▶ _Problem requirements_
Quote all of the data exactly as given. Skip every picture it contains.
___ Supplied material
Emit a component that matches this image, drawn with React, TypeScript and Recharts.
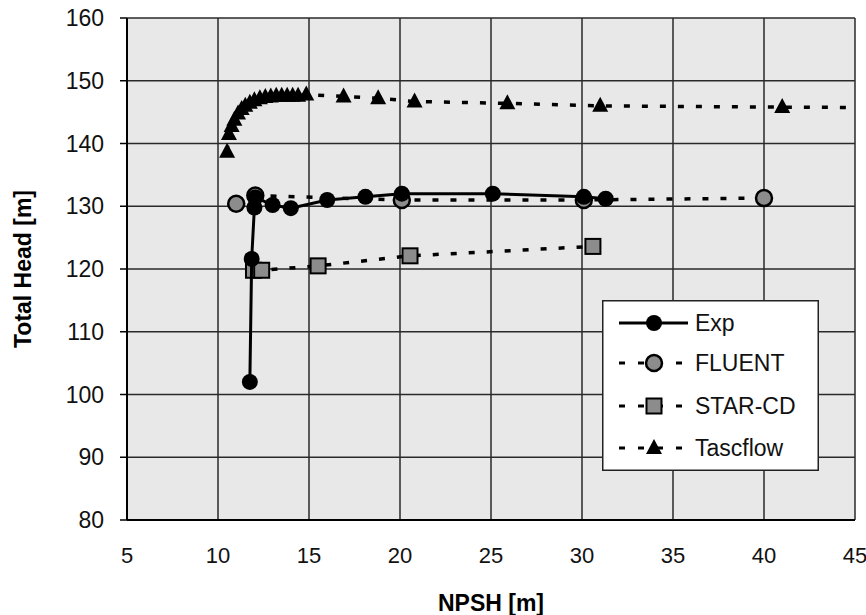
import React from "react";
import { CartesianGrid, Scatter, ScatterChart, XAxis, YAxis } from "recharts";

// NPSH [m] / Total Head [m] readings for each source
const expNpsh = [11.75, 11.85, 12.0, 12.05, 13.0, 14.0, 16.0, 18.1, 20.1, 25.1, 30.1, 31.3];
const expHead = [102.0, 121.6, 129.8, 131.4, 130.2, 129.7, 131.0, 131.5, 132.0, 132.0, 131.5, 131.2];

const fluentNpsh = [11.0, 12.05, 20.1, 30.1, 40.0];
const fluentHead = [130.4, 131.7, 131.0, 131.0, 131.3];

const starNpsh = [11.95, 12.4, 15.5, 20.55, 30.6];
const starHead = [119.8, 119.8, 120.5, 122.1, 123.6];

const tascNpsh = [
  10.5, 10.6, 10.75, 10.9, 11.1, 11.3, 11.5, 11.75, 12.0, 12.3, 12.6, 12.9, 13.2, 13.5, 13.8, 14.1,
  14.4, 14.85, 16.9, 18.8, 20.8, 25.9, 31.0, 41.0, 47.0,
];
const tascHead = [
  138.7, 141.5, 142.8, 143.8, 144.8, 145.5, 146.0, 146.5, 146.9, 147.2, 147.4, 147.5, 147.6, 147.6, 147.6, 147.6,
  147.6, 147.8, 147.5, 147.2, 146.7, 146.4, 146.0, 145.8, 145.7,
];

const xTicks = [5, 10, 15, 20, 25, 30, 35, 40, 45];
const yTicks = [80, 90, 100, 110, 120, 130, 140, 150, 160];
const legendNames = ["Exp", "FLUENT", "STAR-CD", "Tascflow"];

const zip = (xs: number[], ys: number[]) => xs.map((x, i) => ({ npsh: x, head: ys[i] }));

const FONT = "'Liberation Sans', Arial, sans-serif";
const GRAY = "#8c8c8c";

function Dot({ cx, cy, fill }: any) {
  if (cx == null || cy == null) return null;
  return <circle cx={cx} cy={cy} r={8} fill={fill} stroke="#000" strokeWidth={fill === "#000" ? 0 : 2.5} />;
}

function Square({ cx, cy }: any) {
  if (cx == null || cy == null) return null;
  return <rect x={cx - 7.5} y={cy - 7.5} width={15} height={15} fill={GRAY} stroke="#000" strokeWidth={2} />;
}

function Tri({ cx, cy }: any) {
  if (cx == null || cy == null) return null;
  return <path d={`M${cx},${cy - 9} L${cx + 8},${cy + 6} L${cx - 8},${cy + 6} Z`} fill="#000" />;
}

function LegendBox() {
  const rows = [23, 63, 106, 148];
  return (
    <svg width={217} height={171} style={{ display: "block" }}>
      <rect x={0.75} y={0.75} width={215.5} height={169.5} fill="#fff" stroke="#222" strokeWidth={1.5} />
      {rows.map((y, i) => (
        <g key={legendNames[i]}>
          <line
            x1={17}
            x2={86}
            y1={y}
            y2={y}
            stroke="#000"
            strokeWidth={3}
            strokeDasharray={i === 0 ? undefined : "6 13"}
          />
          {i === 0 && <Dot cx={52} cy={y} fill="#000" />}
          {i === 1 && <Dot cx={52} cy={y} fill={GRAY} />}
          {i === 2 && <Square cx={52} cy={y} />}
          {i === 3 && <Tri cx={52} cy={y} />}
          <text x={93} y={y + 8} fontFamily={FONT} fontSize={23} fill="#111">
            {legendNames[i]}
          </text>
        </g>
      ))}
    </svg>
  );
}

export default function App() {
  const dashed = { stroke: "#000", strokeWidth: 3.5, strokeDasharray: "6 12" };
  return (
    <div style={{ position: "absolute", left: 0, top: 0, width: 866, height: 615, background: "#fff" }}>
      <ScatterChart width={866} height={615} margin={{ top: 18, right: 11, left: 0, bottom: 0 }}>
        <CartesianGrid stroke="#2a2a2a" strokeWidth={1.5} fill="#e8e8e8" fillOpacity={1} />
        <XAxis
          type="number"
          dataKey="npsh"
          domain={[5, 45]}
          ticks={xTicks}
          allowDataOverflow
          height={95}
          tickSize={0}
          tickMargin={27}
          axisLine={{ stroke: "#000", strokeWidth: 2 }}
          tick={{ fill: "#111", fontSize: 22, fontFamily: FONT }}
          label={{
            value: "NPSH [m]",
            position: "insideBottom",
            offset: 4,
            style: { fill: "#000", fontSize: 23, fontWeight: 700, fontFamily: FONT },
          }}
        />
        <YAxis
          type="number"
          dataKey="head"
          domain={[80, 160]}
          ticks={yTicks}
          width={127}
          tickSize={7}
          tickMargin={16}
          axisLine={{ stroke: "#000", strokeWidth: 2 }}
          tickLine={{ stroke: "#000", strokeWidth: 1.5 }}
          tick={{ fill: "#111", fontSize: 23, fontFamily: FONT }}
          label={{
            value: "Total Head [m]",
            angle: -90,
            position: "insideLeft",
            offset: 23,
            style: { textAnchor: "middle", fill: "#000", fontSize: 23, fontWeight: 700, fontFamily: FONT },
          }}
        />
        <Scatter
          name="STAR-CD"
          data={zip(starNpsh, starHead)}
          line={dashed}
          lineType="joint"
          shape={(p: any) => <Square {...p} />}
          isAnimationActive={false}
        />
        <Scatter
          name="Tascflow"
          data={zip(tascNpsh, tascHead)}
          line={dashed}
          lineType="joint"
          shape={(p: any) => <Tri {...p} />}
          isAnimationActive={false}
        />
        <Scatter
          name="FLUENT"
          data={zip(fluentNpsh, fluentHead)}
          line={dashed}
          lineType="joint"
          shape={(p: any) => <Dot {...p} fill={GRAY} />}
          isAnimationActive={false}
        />
        <Scatter
          name="Exp"
          data={zip(expNpsh, expHead)}
          line={{ stroke: "#000", strokeWidth: 3 }}
          lineType="joint"
          shape={(p: any) => <Dot {...p} fill="#000" />}
          isAnimationActive={false}
        />
      </ScatterChart>
      <div style={{ position: "absolute", left: 602, top: 300 }}>
        <LegendBox />
      </div>
    </div>
  );
}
______
▶ _Task result_
Emit a component that matches this image, drawn with React, TypeScript and Recharts.
import React from "react";
import { CartesianGrid, Scatter, ScatterChart, XAxis, YAxis } from "recharts";

// NPSH [m] / Total Head [m] readings for each source
const expNpsh = [11.75, 11.85, 12.0, 12.05, 13.0, 14.0, 16.0, 18.1, 20.1, 25.1, 30.1, 31.3];
const expHead = [102.0, 121.6, 129.8, 131.4, 130.2, 129.7, 131.0, 131.5, 132.0, 132.0, 131.5, 131.2];

const fluentNpsh = [11.0, 12.05, 20.1, 30.1, 40.0];
const fluentHead = [130.4, 131.7, 131.0, 131.0, 131.3];

const starNpsh = [11.95, 12.4, 15.5, 20.55, 30.6];
const starHead = [119.8, 119.8, 120.5, 122.1, 123.6];

const tascNpsh = [
  10.5, 10.6, 10.75, 10.9, 11.1, 11.3, 11.5, 11.75, 12.0, 12.3, 12.6, 12.9, 13.2, 13.5, 13.8, 14.1,
  14.4, 14.85, 16.9, 18.8, 20.8, 25.9, 31.0, 41.0, 47.0,
];
const tascHead = [
  138.7, 141.5, 142.8, 143.8, 144.8, 145.5, 146.0, 146.5, 146.9, 147.2, 147.4, 147.5, 147.6, 147.6, 147.6, 147.6,
  147.6, 147.8, 147.5, 147.2, 146.7, 146.4, 146.0, 145.8, 145.7,
];

const xTicks = [5, 10, 15, 20, 25, 30, 35, 40, 45];
const yTicks = [80, 90, 100, 110, 120, 130, 140, 150, 160];
const legendNames = ["Exp", "FLUENT", "STAR-CD", "Tascflow"];

const zip = (xs: number[], ys: number[]) => xs.map((x, i) => ({ npsh: x, head: ys[i] }));

const FONT = "'Liberation Sans', Arial, sans-serif";
const GRAY = "#8c8c8c";

function Dot({ cx, cy, fill }: any) {
  if (cx == null || cy == null) return null;
  return <circle cx={cx} cy={cy} r={8} fill={fill} stroke="#000" strokeWidth={fill === "#000" ? 0 : 2.5} />;
}

function Square({ cx, cy }: any) {
  if (cx == null || cy == null) return null;
  return <rect x={cx - 7.5} y={cy - 7.5} width={15} height={15} fill={GRAY} stroke="#000" strokeWidth={2} />;
}

function Tri({ cx, cy }: any) {
  if (cx == null || cy == null) return null;
  return <path d={`M${cx},${cy - 9} L${cx + 8},${cy + 6} L${cx - 8},${cy + 6} Z`} fill="#000" />;
}

function LegendBox() {
  const rows = [23, 63, 106, 148];
  return (
    <svg width={217} height={171} style={{ display: "block" }}>
      <rect x={0.75} y={0.75} width={215.5} height={169.5} fill="#fff" stroke="#222" strokeWidth={1.5} />
      {rows.map((y, i) => (
        <g key={legendNames[i]}>
          <line
            x1={17}
            x2={86}
            y1={y}
            y2={y}
            stroke="#000"
            strokeWidth={3}
            strokeDasharray={i === 0 ? undefined : "6 13"}
          />
          {i === 0 && <Dot cx={52} cy={y} fill="#000" />}
          {i === 1 && <Dot cx={52} cy={y} fill={GRAY} />}
          {i === 2 && <Square cx={52} cy={y} />}
          {i === 3 && <Tri cx={52} cy={y} />}
          <text x={93} y={y + 8} fontFamily={FONT} fontSize={23} fill="#111">
            {legendNames[i]}
          </text>
        </g>
      ))}
    </svg>
  );
}

export default function App() {
  const dashed = { stroke: "#000", strokeWidth: 3.5, strokeDasharray: "6 12" };
  return (
    <div style={{ position: "absolute", left: 0, top: 0, width: 866, height: 615, background: "#fff" }}>
      <ScatterChart width={866} height={615} margin={{ top: 18, right: 11, left: 0, bottom: 0 }}>
        <CartesianGrid stroke="#2a2a2a" strokeWidth={1.5} fill="#e8e8e8" fillOpacity={1} />
        <XAxis
          type="number"
          dataKey="npsh"
          domain={[5, 45]}
          ticks={xTicks}
          allowDataOverflow
          height={95}
          tickSize={0}
          tickMargin={27}
          axisLine={{ stroke: "#000", strokeWidth: 2 }}
          tick={{ fill: "#111", fontSize: 22, fontFamily: FONT }}
          label={{
            value: "NPSH [m]",
            position: "insideBottom",
            offset: 4,
            style: { fill: "#000", fontSize: 23, fontWeight: 700, fontFamily: FONT },
          }}
        />
        <YAxis
          type="number"
          dataKey="head"
          domain={[80, 160]}
          ticks={yTicks}
          width={127}
          tickSize={7}
          tickMargin={16}
          axisLine={{ stroke: "#000", strokeWidth: 2 }}
          tickLine={{ stroke: "#000", strokeWidth: 1.5 }}
          tick={{ fill: "#111", fontSize: 23, fontFamily: FONT }}
          label={{
            value: "Total Head [m]",
            angle: -90,
            position: "insideLeft",
            offset: 23,
            style: { textAnchor: "middle", fill: "#000", fontSize: 23, fontWeight: 700, fontFamily: FONT },
          }}
        />
        <Scatter
          name="STAR-CD"
          data={zip(starNpsh, starHead)}
          line={dashed}
          lineType="joint"
          shape={(p: any) => <Square {...p} />}
          isAnimationActive={false}
        />
        <Scatter
          name="Tascflow"
          data={zip(tascNpsh, tascHead)}
          line={dashed}
          lineType="joint"
          shape={(p: any) => <Tri {...p} />}
          isAnimationActive={false}
        />
        <Scatter
          name="FLUENT"
          data={zip(fluentNpsh, fluentHead)}
          line={dashed}
          lineType="joint"
          shape={(p: any) => <Dot {...p} fill={GRAY} />}
          isAnimationActive={false}
        />
        <Scatter
          name="Exp"
          data={zip(expNpsh, expHead)}
          line={{ stroke: "#000", strokeWidth: 3 }}
          lineType="joint"
          shape={(p: any) => <Dot {...p} fill="#000" />}
          isAnimationActive={false}
        />
      </ScatterChart>
      <div style={{ position: "absolute", left: 602, top: 300 }}>
        <LegendBox />
      </div>
    </div>
  );
}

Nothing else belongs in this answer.